A few other invariant or highly conserved residues are found in the active site of LpxC. Residues T191 and F192 in the invariant R190-F192 segment form a small hydrophobic niche that may accommodate the methyl group of the substrate acetyl group, as indicated in Fig. 4. Invariant residue K239 is contained in the HKX(L,F)D zinc-binding motif discussed earlier and its side chain protrudes into the active site. Preliminary x-ray crystallographic studies of substrate analogue binding (unpublished results) and modeling of the enzyme–substrate complex (Fig. 2D) suggest that K239 interacts with the UDP-glucose portion of the substrate. Additionally, the segment G(V,I,T)G(I,L,V)HXG beginning with G15 is located at the mouth of the hydrophobic tunnel; invariant residue H19 may also interact with the substrate, because catalytic activity is compromised but not abolished by the H19A substitution (19).

The crystal structure of another metal-requiring deacetylase, a histone deacetylase homologue from A. aeolicus that deacetylates histones in vitro (35), reveals some interesting contrasts in comparison with LpxC. Histone deacetylase adopts a fold topologically distinct from that of LpxC (but identical to that of the binuclear manganese metalloenzyme arginase; ref. 36), its metal ion is liganded by one histidine and two aspartate residues, and an active-site histidine residue is proposed as a general base (35). Accordingly, there is no evidence of convergent evolution in the mechanisms of the metal-dependent deacetylation reactions catalyzed by histone deacetylase and LpxC.

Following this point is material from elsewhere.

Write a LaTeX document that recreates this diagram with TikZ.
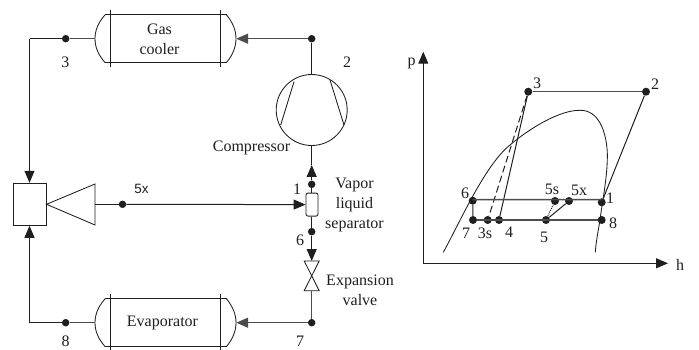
\documentclass[tikz,border=0pt]{standalone}
\usepackage{fontspec}
\setmainfont{Liberation Serif}
\newfontfamily\lblsans{Liberation Sans}
\usetikzlibrary{arrows.meta}
\definecolor{ink}{gray}{0.12}
\definecolor{pipe}{gray}{0.3}
\tikzset{
  x=1pt,y=-1pt,
  line/.style={draw=ink,line width=1pt},
  pipeline/.style={draw=pipe,line width=1.4pt},
  thin line/.style={draw=ink,line width=0.85pt},
  flow/.style={-{Triangle[length=12pt,width=10pt]}},
  dot/.style={circle,fill=ink,draw=none,inner sep=0pt,minimum size=7.5pt},
  bigdot/.style={circle,fill=ink,draw=none,inner sep=0pt,minimum size=8pt},
  lbl/.style={inner sep=0pt,text=ink,font=\fontsize{16}{18}\selectfont},
  multi/.style={lbl,align=center},
  anchorbox/.style={inner sep=0pt,minimum width=141pt,minimum height=47.5pt},
}
\newcommand{\vesselshape}[1]{%
  \draw[thin line] (105,#1-23.8) -- (226.5,#1-23.8);
  \draw[thin line] (105,#1+23.8) -- (226.5,#1+23.8);
  \draw[thin line] (105,#1-23.8) .. controls (98,#1-16) and (95,#1-8) .. (95,#1) .. controls (95,#1+8) and (98,#1+16) .. (105,#1+23.8);
  \draw[thin line] (226.5,#1-23.8) .. controls (233,#1-16) and (236,#1-8) .. (236,#1) .. controls (236,#1+8) and (233,#1+16) .. (226.5,#1+23.8);
  \draw[thin line] (110,#1-28.7) -- (110,#1+28.7);
  \draw[thin line] (220.5,#1-28.7) -- (220.5,#1+28.7);
}
\begin{document}
\begin{tikzpicture}
\useasboundingbox (0,0) rectangle (699,350);
\fill[white] (0,0) rectangle (699,350);
% ---------- cycle schematic ----------
\vesselshape{38.7}
\vesselshape{322.7}
\node[anchorbox] (cooler) at (165.5,38.7) {};
\node[anchorbox] (evap) at (165.5,322.7) {};
\node[multi] at (159.5,39) {Gas\\[2pt]cooler};
\node[lbl] at (162.5,322.5) {Evaporator};
% compressor
\node[circle,draw=ink,line width=0.85pt,minimum size=71pt,inner sep=0pt] (comp) at (311.7,110) {};
\draw[thin line] (294,81.7) -- (280.7,125);
\draw[thin line] (330,80) -- (344,125);
% mixer and nozzle
\node[draw=ink,line width=1pt,minimum width=33pt,minimum height=42pt,inner sep=0pt] (mixer) at (29.5,204.3) {};
\coordinate (noztop) at (95,184);
\coordinate (nozbot) at (95,225);
\draw[thin line] (mixer.east) -- (noztop) -- (nozbot) -- cycle;
\coordinate (nozmouth) at (95,204.3);
% separator
\node[draw=ink,line width=0.85pt,rounded corners=2pt,minimum width=12pt,minimum height=23pt,inner sep=0pt] (sep) at (312,204.6) {};
% valve
\coordinate (vtl) at (304.2,261);
\coordinate (vtr) at (319.2,261);
\coordinate (vbl) at (304.2,290.7);
\coordinate (vbr) at (319.2,290.7);
\draw[thin line] (vtl) -- (vtr) -- (vbl) -- (vbr) -- cycle;
\coordinate (vin) at (311.7,261);
\coordinate (vout) at (311.7,290.7);
% dots
\node[dot] (p3) at (65.7,38.7) {};
\node[dot] (p2) at (311.7,38.7) {};
\node[dot] (p5x) at (122.5,204.3) {};
\node[dot] (p1) at (311.7,184.3) {};
\node[dot] (p6) at (311.7,231.7) {};
\node[dot] (p7) at (311.7,322.7) {};
\node[dot] (p8) at (65.7,322.7) {};
\coordinate (ctl) at (29.5,38.7);
\coordinate (cbl) at (29.5,322.7);
\coordinate (compin) at (311.7,165);
% connectors
\draw[pipeline] (cooler.west) -- (p3);
\draw[line] (p3) -- (ctl);
\draw[line,flow] (ctl) -- (mixer.north);
\draw[line] (p2) -- (comp.north);
\draw[pipeline,flow] (p2) -- (cooler.east);
\draw[line] (comp.south) -- (compin);
\draw[line,flow] (p1) -- (compin);
\draw[line] (p1) -- (sep.north -| p1);
\draw[line] (nozmouth) -- (p5x);
\draw[line,flow] (p5x) -- (sep.west);
\draw[line] (sep.south -| p6) -- (p6);
\draw[line,flow] (p6) -- (vin);
\draw[pipeline] (vout) -- (p7);
\draw[pipeline,flow] (p7) -- (evap.east);
\draw[pipeline] (evap.west) -- (p8);
\draw[line] (p8) -- (cbl);
\draw[line,flow] (cbl) -- (mixer.south);
% labels
\node[lbl] at (65.3,62) {3};
\node[lbl] at (347,62) {2};
\node[lbl] at (251.5,148) {Compressor};
\node[lbl] at (297,189.5) {1};
\node[lbl,font=\lblsans\fontsize{13.5}{16}\selectfont] at (141.5,188.5) {5x};
\node[multi] at (354.5,205) {Vapor\\[2.2pt]liquid\\[2.2pt]separator};
\node[lbl] at (300,240) {6};
\node[multi] at (360,290) {Expansion\\[2.2pt]valve};
\node[lbl] at (300,341) {7};
\node[lbl] at (65.7,341) {8};
% ---------- p-h diagram ----------
\coordinate (o) at (423.3,263.3);
\coordinate (ytip) at (423.3,51.7);
\coordinate (xtip) at (668,263.3);
\draw[line,flow] (o) -- (ytip);
\draw[line,flow] (o) -- (xtip);
\node[lbl] at (411.5,63) {p};
\node[lbl] at (680,265) {h};
% saturation dome
\draw[thin line] (443.3,252.3) .. controls (460,222) and (485,165) .. (510,145)
  .. controls (530,128) and (560,110) .. (580,110.3)
  .. controls (598,110) and (606,130) .. (607.3,152)
  .. controls (608,175) and (602,203) .. (600,220)
  .. controls (598,232) and (596,242) .. (595.3,252.3);
% state points
\node[bigdot] (s3) at (528.3,91.7) {};
\node[bigdot] (s2) at (646,91.7) {};
\node[bigdot] (s6) at (472.7,200.7) {};
\node[bigdot] (s1) at (601.7,202.3) {};
\node[bigdot] (s5s) at (555,201) {};
\node[bigdot] (s5x) at (569,201) {};
\node[bigdot] (s7) at (473,220) {};
\node[bigdot] (s3s) at (487.7,220) {};
\node[bigdot] (s4) at (499,220) {};
\node[bigdot] (s5) at (546,220) {};
\node[bigdot] (s8) at (601.7,220) {};
% process lines
\draw[pipeline] (s3) -- (s2);
\draw[line] (s1) -- (s2);
\draw[line] (s3) -- (s4);
\draw[line,dash pattern=on 7pt off 3.5pt] (s3) -- (s3s);
\draw[pipeline] ([yshift=1pt]s6.center) -- ([yshift=2.7pt]s1.center);
\draw[line] (s6) -- (s7);
\draw[pipeline] (s7) -- (s8);
\draw[line,densely dotted] (s5) -- (s5s);
\draw[line] (s5) -- (s5x);
\node[lbl] at (537,83) {3};
\node[lbl] at (655,84) {2};
\node[lbl] at (465,193) {6};
\node[lbl] at (552,189) {5s};
\node[lbl] at (579,190.5) {5x};
\node[lbl] at (610,198.5) {1};
\node[lbl] at (613,223) {8};
\node[lbl] at (466,233) {7};
\node[lbl] at (485,233) {3s};
\node[lbl] at (509,232.5) {4};
\node[lbl] at (544,237) {5};
\end{tikzpicture}
\end{document}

Structure-Based Inhibitor Design and the Hydrophobic Tunnel. To be useful against the LpxC enzymes from a broad range of Gram-negative bacteria, an inhibitor should target interactions with conserved features and surfaces in the enzyme active site. The primary determinant of LpxC-inhibitor recognition is zinc coordination, and some of the most potent inhibitors known to date exploit a hydroxamate functionality for this task (20–25). Secondary determinants of recognition are conserved surfaces in the enzyme active site, perhaps the most important of which is the hydrophobic tunnel. Given that an inhibitor bearing the longer 3-O-myristic acid substituent is more potent (IC₅₀ = 7.0 μM) than an inhibitor bearing the shorter 3-O-hexanoic acid substituent or no substituent at all (IC₅₀ > 3,100 μM; ref. 24), van der Waals interactions between the long-chain aliphatic group of an inhibitor and the hydrophobic tunnel must contribute substantially to inhibitor binding. Can a potent inhibitor be designed to target exclusively the hydrophobic tunnel?

To address this question, we determined the affinities of saturated C₆–C₁₂ aliphatic compounds capable of binding in the hydrophobic tunnel and simultaneously coordinating to using isothermal titration calorimetry (Fig. 5). Of the compounds examined, those with chain lengths of C₁₀ or greater exhibited significant binding affinity for A. aeolicus LpxC. The tightest binding compounds exhibited K_d values of 0.3 μM and contained C₁₂ aliphatic chains with carboxylate or phosphonate head groups. Strikingly, complex isoxazoline inhibitors bearing carboxylate or phosphonate head groups, but lacking an aliphatic substituent to interact with the hydrophobic tunnel, bind more weakly to LpxC from E. coli with IC₅₀ values of >450 μM and 4 μM, respectively (25). Therefore, targeting the hydrophobic tunnel exclusively yields inhibitor leads of simpler design and higher affinity. Given the increasing occurrence of antibiotic resistance in current day therapy, and given that LpxC is validated as a target for the design of potent antibacterials (20–25), we advance that the next step in this program, the structure-based design of broad spectrum LpxC inhibitors targeting the hydrophobic tunnel in the LpxC active site, may represent a new and effective strategy for the successful treatment of Gram-negative sepsis.

Fig. 5.

Structure-affinity relationships for aliphatic LpxC inhibitors that target zinc coordination and binding in the hydrophobic tunnel. For chain lengths with n ≤ 6, no binding was observed in isothermal titration calorimetry experiments; therefore, the K_d values indicated represent the minimum detection threshold.